High bandwidth and fast tracking of desired trajectories are eagerly required in various applications that use piezoelectric nanopositioning stages, especially in atomic force microscopes where the vibration stemming from lightly damped modes of stages is a challenging control problem. In this study, a bandwidth-enhanced positive acceleration, velocity, and position feedback damping controller is presented to achieve the tracking bandwidth exceeding the first resonant frequency through using a novel pole-shift method. The stability of the positive feedback damped loop is examined by a mixed passivity, small-gain approach, and Nyquist theorem framework. Also, in conjunction with a proportional–integral tracking controller, robust stability is addressed for load uncertainties.
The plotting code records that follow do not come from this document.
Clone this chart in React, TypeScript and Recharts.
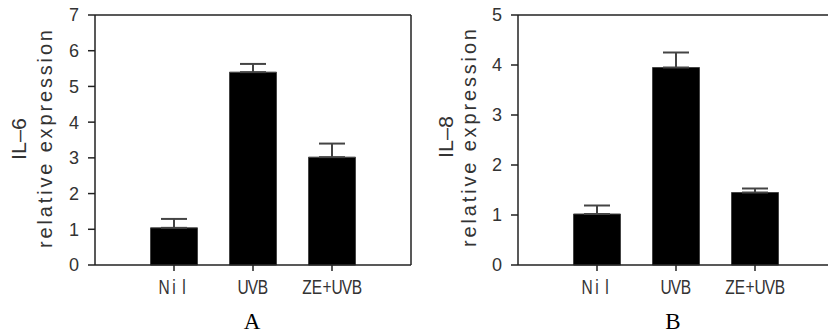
import React from 'react';
import { BarChart, Bar, XAxis, YAxis, ErrorBar, ReferenceLine } from 'recharts';

const categories = ['Nil', 'UVB', 'ZE+UVB'];
const positions = [1, 2, 3];
const il6Mean = [1.04, 5.4, 3.02];
const il6Err = [0.25, 0.23, 0.38];
const il8Mean = [1.02, 3.95, 1.45];
const il8Err = [0.17, 0.3, 0.08];
const il6Ticks = [0, 1, 2, 3, 4, 5, 6, 7];
const il8Ticks = [0, 1, 2, 3, 4, 5];
const xTicks = [1, 2, 3];

const dataA = categories.map((c, i) => ({ x: positions[i], name: c, v: il6Mean[i], e: [0, il6Err[i]] }));
const dataB = categories.map((c, i) => ({ x: positions[i], name: c, v: il8Mean[i], e: [0, il8Err[i]] }));

const AX = '#222';
const SANS = '"Liberation Sans", Arial, sans-serif';
const CELL = 10;
const SQ = 0.74;

const XTick = (props: any) => {
  const { x, y, payload } = props;
  const idx = positions.indexOf(payload.value);
  const label = idx >= 0 ? categories[idx] : '';
  const chars = label.split('');
  const start = -(chars.length * CELL) / 2;
  return (
    <g transform={`translate(${x},${y + 21}) scale(${SQ},1)`}>
      <text textAnchor="middle" fontFamily={SANS} fontSize={21} fill="#333">
        {chars.map((ch, i) => (
          <tspan key={i} x={(start + i * CELL + CELL / 2) / SQ}>{ch}</tspan>
        ))}
      </text>
    </g>
  );
};

const yTickStyle = { fill: '#333', fontSize: 18, fontFamily: SANS };

function Panel({ data, ticks, max, width, yWidth, right }: any) {
  return (
    <BarChart width={width} height={334} data={data} margin={{ top: 15, right, left: 0, bottom: 39 }}>
      <XAxis
        dataKey="x"
        type="number"
        domain={[0, 4]}
        ticks={xTicks}
        height={30}
        tickSize={6}
        tickMargin={2}
        stroke={AX}
        strokeWidth={1.5}
        tick={<XTick />}
        allowDataOverflow
      />
      <YAxis
        type="number"
        domain={[0, max]}
        ticks={ticks}
        width={yWidth}
        tickSize={7}
        tickMargin={9}
        stroke={AX}
        strokeWidth={1.5}
        tick={yTickStyle}
        interval={0}
      />
      <ReferenceLine y={max} stroke={AX} strokeWidth={1.5} ifOverflow="visible" />
      <ReferenceLine x={4} stroke={AX} strokeWidth={1.5} ifOverflow="visible" />
      <Bar dataKey="v" fill="#000" stroke="#444" strokeWidth={1} barSize={47} isAnimationActive={false}>
        <ErrorBar dataKey="e" width={13} stroke="#444" strokeWidth={2} direction="y" />
      </Bar>
    </BarChart>
  );
}

export default function App() {
  return (
    <div style={{ position: 'absolute', left: 0, top: 0, width: 828, height: 334, overflow: 'hidden', background: '#fff' }}>
      <div style={{ position: 'absolute', left: 0, top: 0 }}>
        <Panel data={dataA} ticks={il6Ticks} max={7} width={430} yWidth={95} right={19} />
      </div>
      <div style={{ position: 'absolute', left: 414, top: 0 }}>
        <Panel data={dataB} ticks={il8Ticks} max={5} width={440} yWidth={104} right={20} />
      </div>
      <svg width={828} height={334} style={{ position: 'absolute', left: 0, top: 0, pointerEvents: 'none' }}>
        <g fontFamily={SANS} fontSize={20} fill="#333">
          <text transform="translate(19,139) rotate(-90)" textAnchor="middle" dominantBaseline="central" textLength={42} lengthAdjust="spacingAndGlyphs">IL–6</text>
          <text transform="translate(45,139) rotate(-90)" textAnchor="middle" dominantBaseline="central" textLength={218} lengthAdjust="spacing">relative expression</text>
          <text transform="translate(446,137) rotate(-90)" textAnchor="middle" dominantBaseline="central" textLength={42} lengthAdjust="spacingAndGlyphs">IL–8</text>
          <text transform="translate(469,138) rotate(-90)" textAnchor="middle" dominantBaseline="central" textLength={218} lengthAdjust="spacing">relative expression</text>
        </g>
        <g fontFamily='"Liberation Serif", "Times New Roman", serif' fontSize={23} fill="#000">
          <text x={252} y={329} textAnchor="middle">A</text>
          <text x={673} y={329} textAnchor="middle">B</text>
        </g>
      </svg>
    </div>
  );
}
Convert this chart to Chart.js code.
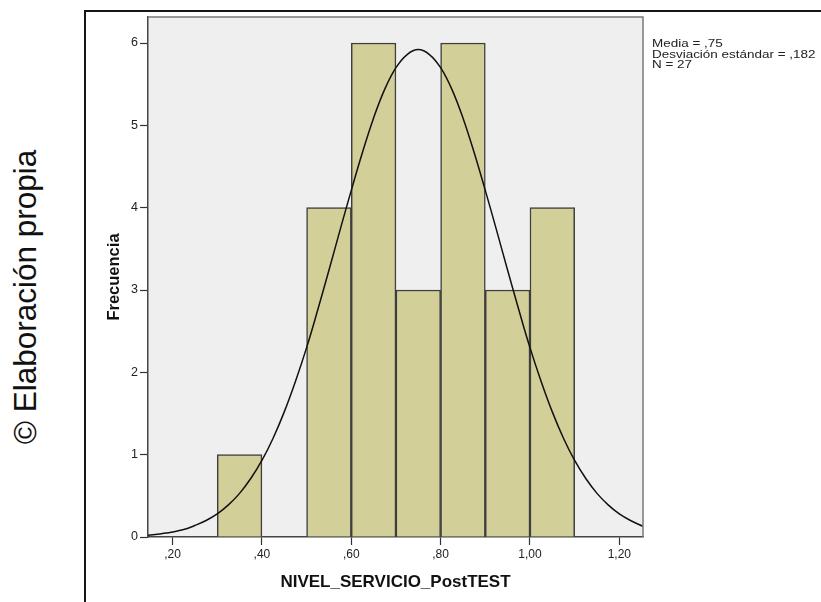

Experimental application to a piezoelectric nanopositioning stage demonstrates that a closed-loop bandwidth of 282.5 Hz is achieved, which exceeds the dominating resonance of the stage at 210 Hz. The achieved bandwidth is 1.35 times larger than the dominating resonance, which is a competitive result among most existing damping control approaches. Comparative tracking results verify the effectiveness of the proposed control scheme on the suppression of low-frequency hysteresis and tracking performance of high-speed triangular waves under load variations.